Extracted data —
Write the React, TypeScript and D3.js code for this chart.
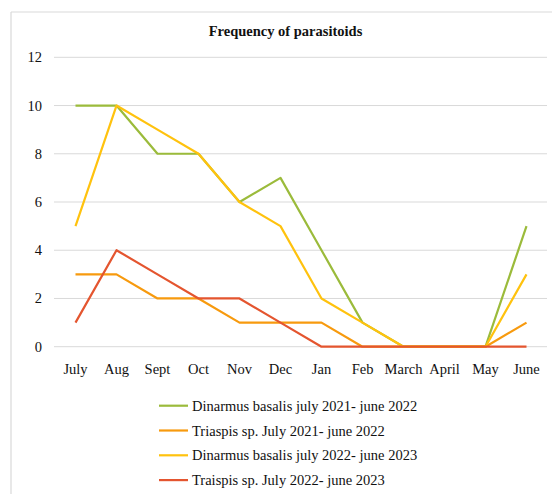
import React from "react";
import * as d3 from "d3";

const months = ["July", "Aug", "Sept", "Oct", "Nov", "Dec", "Jan", "Feb", "March", "April", "May", "June"];
const dinarmus2122 = [10, 10, 8, 8, 6, 7, 4, 1, 0, 0, 0, 5];
const triaspis2122 = [3, 3, 2, 2, 1, 1, 1, 0, 0, 0, 0, 1];
const dinarmus2223 = [5, 10, 9, 8, 6, 5, 2, 1, 0, 0, 0, 3];
const traispis2223 = [1, 4, 3, 2, 2, 1, 0, 0, 0, 0, 0, 0];
const yTicks = [0, 2, 4, 6, 8, 10, 12];
const seriesNames = [
  "Dinarmus basalis july 2021- june 2022",
  "Triaspis sp. July 2021- june 2022",
  "Dinarmus basalis july 2022- june 2023",
  "Traispis sp. July 2022- june 2023",
];
const seriesColors = ["#9BBB3B", "#F79A0E", "#FFC20E", "#E4552F"];
const seriesValues = [dinarmus2122, triaspis2122, dinarmus2223, traispis2223];

export default function App() {
  const W = 552, H = 494;
  const x = d3.scalePoint<string>().domain(months).range([55, 547]).padding(0.5);
  const y = d3.scaleLinear().domain([0, 12]).range([346.7, 57.3]);
  const line = d3.line<number>().x((_, i) => x(months[i])!).y((d) => y(d));
  const font = "'Liberation Serif', 'Times New Roman', serif";
  return (
    <svg width={W} height={H} style={{ position: "absolute", left: 0, top: 0 }} fontFamily={font}>
      <rect x={0} y={0} width={W} height={H} fill="#fff" />
      <line x1={11} y1={12} x2={W} y2={12} stroke="#d9d9d9" strokeWidth={1.2} />
      <line x1={11} y1={12} x2={11} y2={H} stroke="#d9d9d9" strokeWidth={1.2} />
      <text x={285.5} y={36} textAnchor="middle" fontWeight="bold" fontSize={14.5} fill="#111">
        Frequency of parasitoids
      </text>
      {yTicks.map((t) => (
        <g key={t}>
          <line x1={54} x2={547} y1={y(t)} y2={y(t)} stroke="#d9d9d9" strokeWidth={1} />
          <text x={42} y={y(t) + 5} textAnchor="end" fontSize={14.5} fill="#111">{t}</text>
        </g>
      ))}
      {months.map((m) => (
        <text key={m} x={x(m)} y={374} textAnchor="middle" fontSize={14.5} fill="#111">{m}</text>
      ))}
      {seriesValues.map((vals, i) => (
        <path key={i} d={line(vals)!} fill="none" stroke={seriesColors[i]} strokeWidth={2.2} strokeLinejoin="round" />
      ))}
      {seriesNames.map((n, i) => {
        const yy = 405.7 + i * 24.8;
        return (
          <g key={n}>
            <line x1={159} x2={188} y1={yy} y2={yy} stroke={seriesColors[i]} strokeWidth={2.2} />
            <text x={192} y={yy + 5} fontSize={14.5} fill="#111">{n}</text>
          </g>
        );
      })}
    </svg>
  );
}
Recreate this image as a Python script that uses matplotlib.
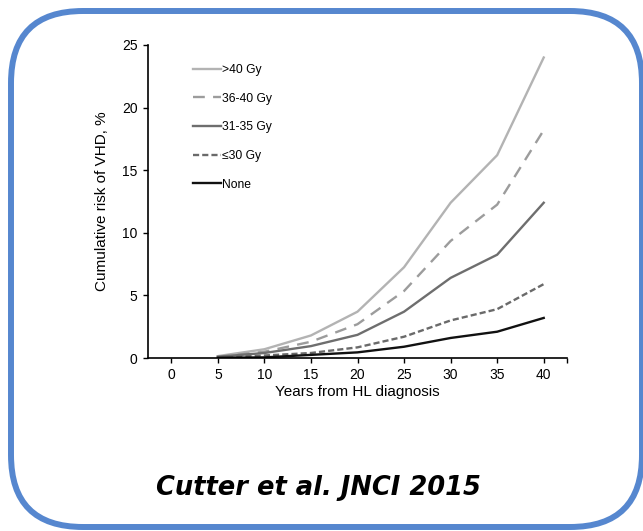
import numpy as np
import matplotlib
matplotlib.use("Agg")
import matplotlib.pyplot as plt
from matplotlib.patches import FancyBboxPatch

plt.rcParams["font.family"] = ["Liberation Sans", "DejaVu Sans"]

# data
years = [5, 10, 15, 20, 25, 30, 35, 40]
gt40 = [0.15, 0.7, 1.8, 3.7, 7.25, 12.4, 16.2, 24.0]
gy36_40 = [0.1, 0.5, 1.3, 2.7, 5.35, 9.35, 12.25, 18.2]
gy31_35 = [0.1, 0.4, 0.95, 1.85, 3.7, 6.4, 8.25, 12.4]
le30 = [0.05, 0.2, 0.4, 0.85, 1.7, 3.0, 3.9, 5.9]
none = [0.02, 0.05, 0.25, 0.45, 0.9, 1.6, 2.1, 3.2]

labels = [">40 Gy", "36-40 Gy", "31-35 Gy", "\u226430 Gy", "None"]
xticks = [0, 5, 10, 15, 20, 25, 30, 35, 40]
yticks = [0, 5, 10, 15, 20, 25]

fig = plt.figure(figsize=(6.43, 5.31), dpi=100)

# rounded blue frame
box = FancyBboxPatch((0.11, 0.04), 6.31, 5.16,
                     boxstyle="round,pad=0,rounding_size=0.72",
                     transform=fig.dpi_scale_trans, fill=False,
                     edgecolor="#5687cf", linewidth=4.3, clip_on=False)
fig.patches.append(box)

ax = fig.add_axes([148/643, 1-358/531, (567-148)/643, (358-45)/531])

ax.plot(years, gt40, color="#b3b3b3", lw=1.7, label=labels[0])
ax.plot(years, gy36_40, color="#9c9c9c", lw=1.7, dashes=(5, 3.5), label=labels[1])
ax.plot(years, gy31_35, color="#6e6e6e", lw=1.7, label=labels[2])
ax.plot(years, le30, color="#6a6a6a", lw=1.7, dashes=(2.6, 1.3), label=labels[3])
ax.plot(years, none, color="#111111", lw=1.7, label=labels[4])

ax.set_xlim(-2.5, 42.5)
ax.set_ylim(0, 25)
ax.set_xticks(xticks)
ax.set_xticks([42.5], minor=True)
ax.set_yticks(yticks)
ax.tick_params(axis="both", direction="out", length=3.5, width=1.0,
               labelsize=10, pad=4)
ax.tick_params(axis="x", which="minor", length=3.5, width=1.0)
for s in ["top", "right"]:
    ax.spines[s].set_visible(False)
for s in ["left", "bottom"]:
    ax.spines[s].set_linewidth(1.2)

ax.set_xlabel("Years from HL diagnosis", fontsize=11, labelpad=2)
ax.set_ylabel("Cumulative risk of VHD, %", fontsize=11, labelpad=9)

leg = ax.legend(loc="upper left", bbox_to_anchor=(193/643, 1-64/531),
                bbox_transform=fig.transFigure, frameon=False,
                borderpad=0, borderaxespad=0, handlelength=2.3,
                handletextpad=0.1, labelspacing=1.38,
                prop={"family": ["Liberation Sans Narrow", "Liberation Sans", "DejaVu Sans"], "size": 8.7})

fig.text(318/643, 1-488/531, "Cutter et al. JNCI 2015", ha="center", va="center",
         fontsize=18.5, fontweight="bold", fontstyle="italic",
         family=["DejaVu Sans"])

fig.savefig("out.png", dpi=100)
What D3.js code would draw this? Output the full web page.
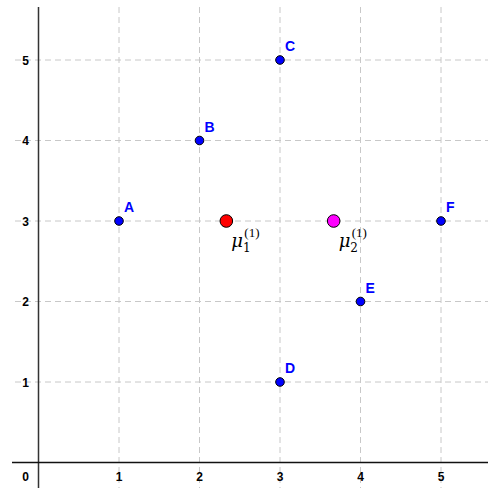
<!DOCTYPE html>
<html><head><meta charset="utf-8">
<script src="https://cdn.jsdelivr.net/npm/d3@7"></script>
<style>body{margin:0;background:#fff}svg{display:block}</style>
</head><body>
<svg id="c" width="488" height="488"></svg>
<script>
const pointNames = ["A","B","C","D","E","F"];
const pointX = [1,2,3,3,4,5];
const pointY = [3,4,5,1,2,3];
const centroidNames = ["1","2"];
const centroidX = [7/3, 11/3];
const centroidY = [3, 3];
const centroidColors = ["#ff0000","#ff00ff"];
const tickValues = [1,2,3,4,5];

const svg = d3.select("#c");
const x = d3.scaleLinear().domain([0,5]).range([38.5,441]);
const y = d3.scaleLinear().domain([0,5]).range([462.5,60]);

// grid
const g = svg.append("g");
tickValues.forEach(v=>{
  g.append("line").attr("x1",x(v)).attr("x2",x(v)).attr("y1",7).attr("y2",488)
   .attr("stroke","#c8c8c8").attr("stroke-dasharray","6,4");
  g.append("line").attr("x1",15).attr("x2",488).attr("y1",y(v)).attr("y2",y(v))
   .attr("stroke","#c8c8c8").attr("stroke-dasharray","6,4");
});
// axes
svg.append("line").attr("x1",x(0)).attr("x2",x(0)).attr("y1",7).attr("y2",488).attr("stroke","#333").attr("stroke-width",1.5);
svg.append("line").attr("x1",12).attr("x2",488).attr("y1",y(0)).attr("y2",y(0)).attr("stroke","#111").attr("stroke-width",1.5);

const tf = "'Liberation Sans',Arial,sans-serif";
// tick labels
svg.selectAll(".xt").data(tickValues).join("text")
  .attr("x",d=>x(d)).attr("y",481).attr("text-anchor","middle")
  .attr("font-family",tf).attr("font-weight","bold").attr("font-size",12).text(d=>d);
svg.selectAll(".yt").data(tickValues).join("text")
  .attr("x",29).attr("y",d=>y(d)+4.5).attr("text-anchor","end")
  .attr("font-family",tf).attr("font-weight","bold").attr("font-size",12).text(d=>d);
svg.append("text").attr("x",29).attr("y",481).attr("text-anchor","end")
  .attr("font-family",tf).attr("font-weight","bold").attr("font-size",12).text("0");

// points
const pts = pointNames.map((n,i)=>({n,x:pointX[i],y:pointY[i]}));
svg.selectAll(".p").data(pts).join("circle")
  .attr("cx",d=>x(d.x)).attr("cy",d=>y(d.y)).attr("r",4.3)
  .attr("fill","#0000ff").attr("stroke","#000").attr("stroke-width",1);
svg.selectAll(".pl").data(pts).join("text")
  .attr("x",d=>x(d.x)+5).attr("y",d=>y(d.y)-9)
  .attr("font-family",tf).attr("font-weight","bold").attr("font-size",14)
  .attr("fill","#0000ff").text(d=>d.n);

// centroids
const cs = centroidNames.map((n,i)=>({n,x:centroidX[i],y:centroidY[i],c:centroidColors[i]}));
svg.selectAll(".c").data(cs).join("circle")
  .attr("cx",d=>x(d.x)).attr("cy",d=>y(d.y)).attr("r",6.3)
  .attr("fill",d=>d.c).attr("stroke","#000").attr("stroke-width",1);
const sf = "'DejaVu Serif','Liberation Serif',serif";
cs.forEach(d=>{
  const t = svg.append("text").attr("x",x(d.x)+5).attr("y",y(d.y)+26)
    .attr("font-family",sf).attr("font-size",18);
  t.append("tspan").attr("font-style","italic").text("μ");
  t.append("tspan").attr("font-size",12).attr("dy",5).text(d.n);
  svg.append("text").attr("x",x(d.x)+18).attr("y",y(d.y)+16)
    .attr("font-family","'Liberation Serif',serif").attr("font-size",13).text("(1)");
});
</script>
</body></html>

Requirement — Copy every single line of the material above that holds "this".

Answer in full —
Write the React, TypeScript and D3.js code for this chart.
Recreate this image as a Python script that uses matplotlib.
What D3.js code would draw this? Output the full web page.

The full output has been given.